Throughout his work, Geoffrey Chaucer often returns to a well-known medieval commonplace: that “words” should be “cosyn” to the “deeds” they denote. After tracing the history of this commonplace and noting its prominence in fourteenth-century legal, philosophical, and literary discourse, this chapter turns to Chaucer’s use of the dictum in his Canterbury Tales. I argue that the Tales may be read as Chaucer’s free exploration of the different kinds of deeds, or matters, to which a poet’s words might be held “cosyn.” Different pilgrims take different positions on this question throughout the Tales, and this accounts, in part, for the variety of matter and styles employed in their narratives. This variety notwithstanding, I suggest the Tales ultimately posit that the proper “deed” of literature is historical in character. Chaucer comes to this insight over the course of Fragment Seven, and he makes his boldest claim for it in the Nun’s Priest’s Tale, which suggests that poetry always retains the marks of the history that has produced its words and forms—no matter how autonomous or fictional that poetry may appear.

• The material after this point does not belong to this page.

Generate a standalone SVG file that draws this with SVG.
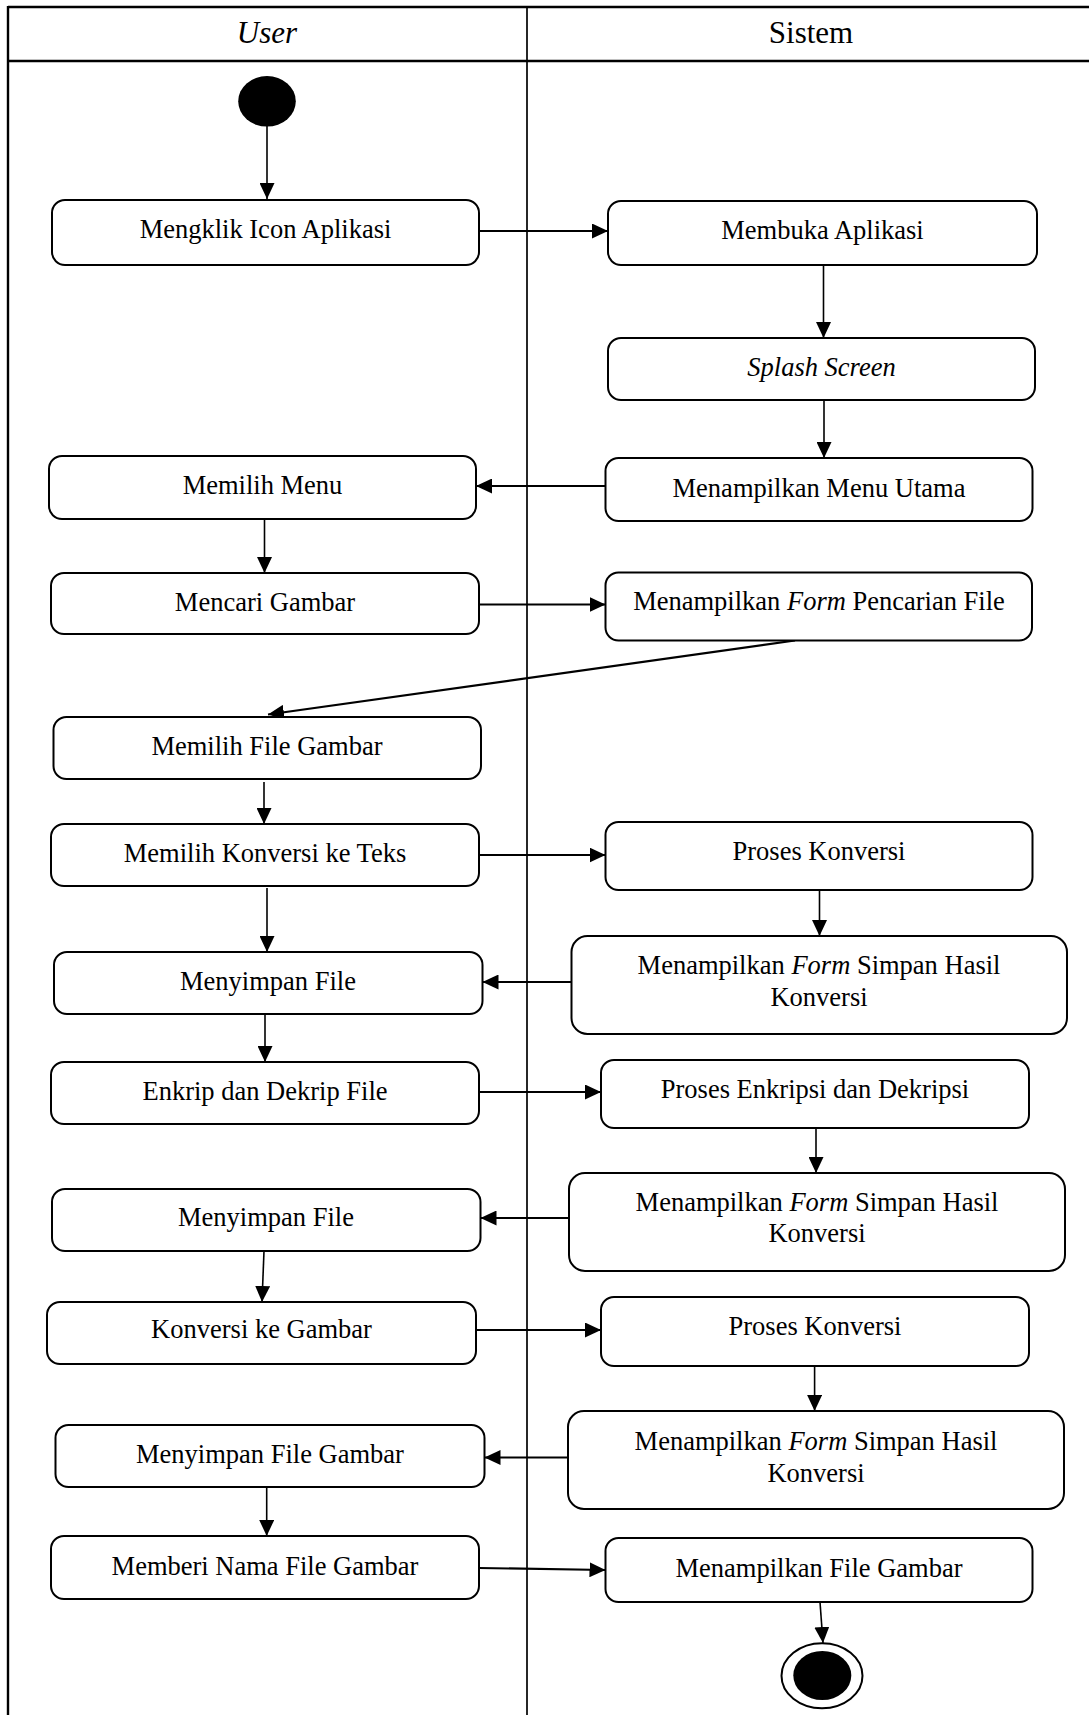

Thomas Wyatt lived in an environment where it was unwise, if not impossible, to speak one’s thoughts plainly. This chapter explores how Wyatt’s life at court, and his career as an ambassador, informed his tendency towards irony, obliquity, and indirection in his verse. As a close reading of his diplomatic correspondence demonstrates, Wyatt learned to speak in blank phrases, proverbs, and clichés, not just from his ambassadorial profession, but from contemporary writings on counsel, courtiership, and literary style. What is more, these influences seem to have inspired a theory of making in which, for Wyatt, the message of a poem is to be found, neither in its matter, nor in its form, but in its suggestive implications—in the sense of “grace,” to use his term, that the poem may evoke for its reader. By tracing the effects of this “grace” throughout Wyatt’s lyrics—and especially in poems such as “What Vaileth Trouth” and “They Fle From Me”—I argue that Wyatt anticipates later theories of aesthetic autonomy by shifting the reader’s attention away from the contingent materials of his poetry and towards the imaginative space that a poem may seem to open up.